It’s weird to think about how things in life change. I first started this blog to keep me accountable as I started my Spending Fast and slowly crawled out from under my debt. It proved to work- it kept me honest and it helped to keep me motivated to stay on course so I didn’t mess up. I partly didn’t want to mess up because I didn’t want to have to tell you about it here; that little bit of pride was useful.
After 15 months I found myself out of debt (still unbelievable sometimes) and the blog started to reflect my process of learning how to spend “normally”. I was continually asking myself, “What does ‘spending normally’ look like?”, “How do I not get myself BACK into debt?” and, “How do I stay motivated to not over-spend?” And, more than anything, “How do I not slip back into my old ways?”

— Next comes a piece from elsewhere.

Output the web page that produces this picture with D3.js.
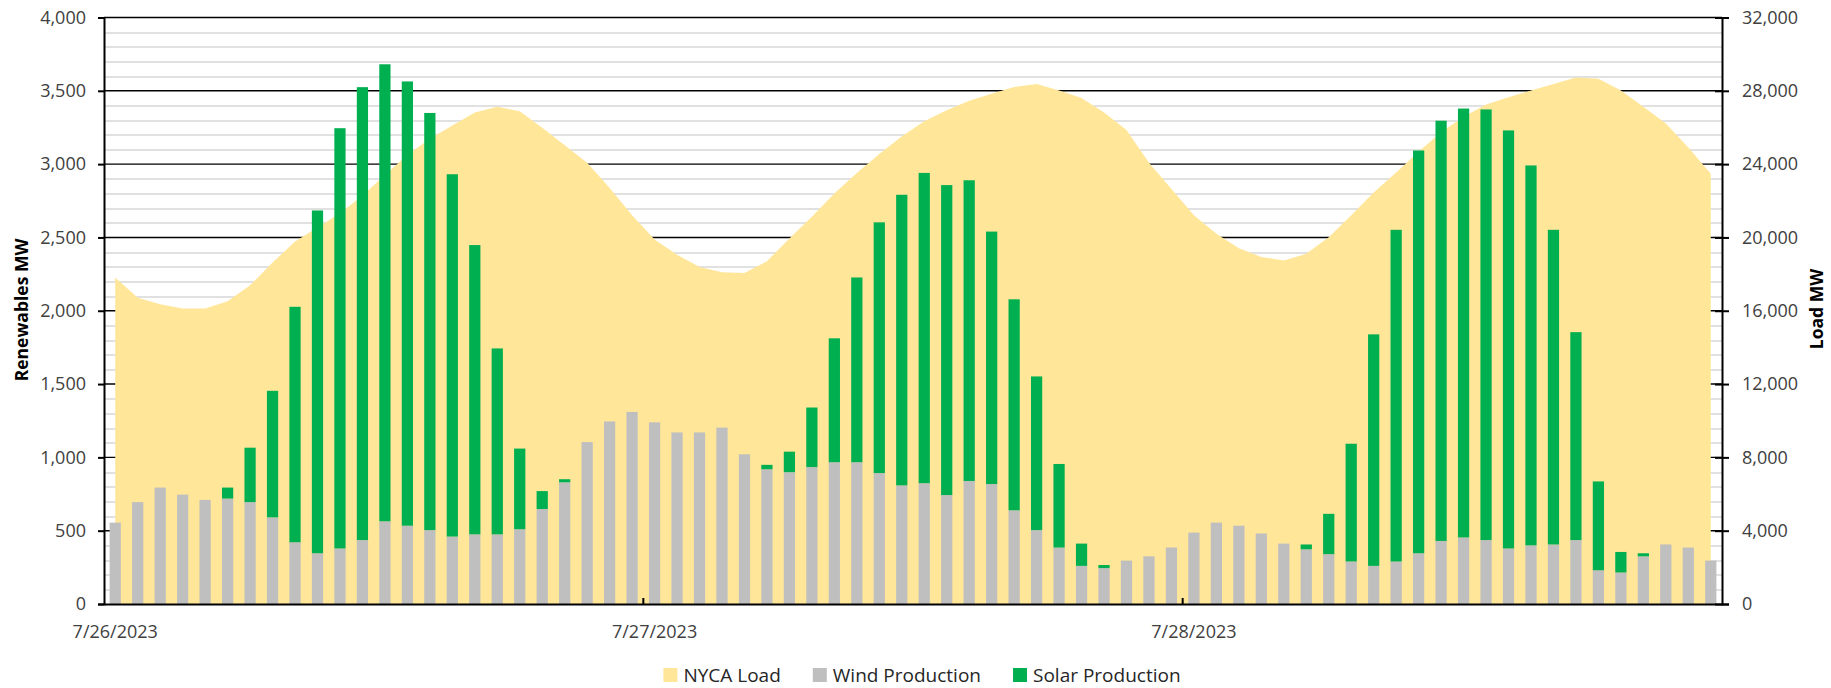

Now, I feel the blog is ready to go into another new direction. For the site to have authenticity, and for me to continue to be enthusiastic about writing it, it must be true to where I’m at in life.
You may have noticed the new tagline, “Saving where I can, so I can spend where I want.” That reflects more of where I’m at these days.
I wanted to get out of debt in the 1st place so I could really enjoy life, and so I could do what I want without having the burden of the financial black-cloud hanging over my head. I could no longer handle the demoralizing feelings and guilt that came with having a crap-load of debt.
I like shopping, I like traveling, I like eating out, and I like going to the movies. I want to enjoy the fun stuff life has to offer, and I finally have choices. I want you to have that freedom too.
Financial freedom (for me) is all about autonomy. It’s about being able to make the decisions in my life that feel true to me. A life that’s honest. Day-to-day it looks like this: a simpler, less-cluttered life, and the ability to go on a trip or buy a new shirt if I want to without having the guilt and stress about adding to an already overwhelming amount of debt.
For me now, financial freedom is all about, saving where I can, so I can spend where I want.
What does living a life that’s true to you look like? How do you feel when you live authentically to when you don’t?